We live in a fragmented, scurrying world of e-record creation. It’s a place where Content Management Systems are viewed as a good thing so that every employee can create a Web page, upload, edit or change a document in their department 24/7. Things get “routed” by blog posts, Websites and email distribution lists. Tweets, Facebook, Vimeo, YouTube and ISSUU channels are all the rage. Question: if there’s a conflict between the way a document shows up on one Cloud compared to the other, who will sort it out?
And if by chance you’ve gotten the ear of the right person in the right office and can snag a copy of things as they’re distributed, you’ll also need to become a file-name decoder. Who knows how long it has been since anyone has gone through professional training to become a secretary? Instead of a reliable core of institutionally-knowledgeable people who learned how to file and name things, every person today is their own publisher and distributor. And every person who comes after them will have their own way of doing things and then it’s back to square one: introduce yourself, state what kind of record you’d like a copy of and why, let alone how.

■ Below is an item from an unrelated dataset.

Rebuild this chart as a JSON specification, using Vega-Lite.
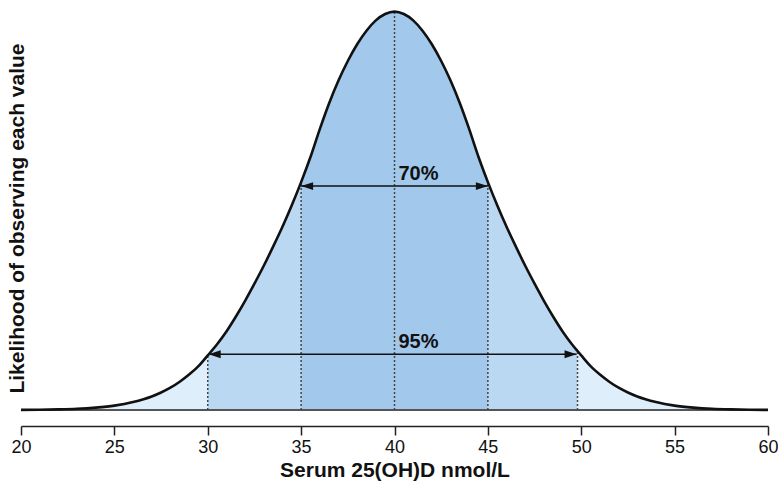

We know that people have always come up with creative ways to document their own lives, but now those practices have spread to professional realms of our institutional history. This feels like a game-changer. Others will have different points-of-view, but I have no interest in telling people about what they should do with their personal files — for research or pleasure. People in the library and archives professions are often asked about how individuals can save personal objects after the fact, like when a photo album gets wet or when the folded over letters/certificates of an ancestor resurface from some forgotten storage place. My anticipated response to the question “What should I do?” after the fact in the digital age seems pretty brief at this point: Find a digital archaeologist!
The future of my profession lies in becoming that archaeologist. I may already be the dinosaur 😉 but my sincere hope is that my institution’s digital bones will last long enough to be excavated by my future self. More will be needed, though, to make sense out of the Digital Deluge. I’d like to propose a new area of study for the archivist/archaeologist: social psychology. There’s going to be a real need for professionally prepared people who can understand why/how people create things as well as how to help their objects resurface for future use.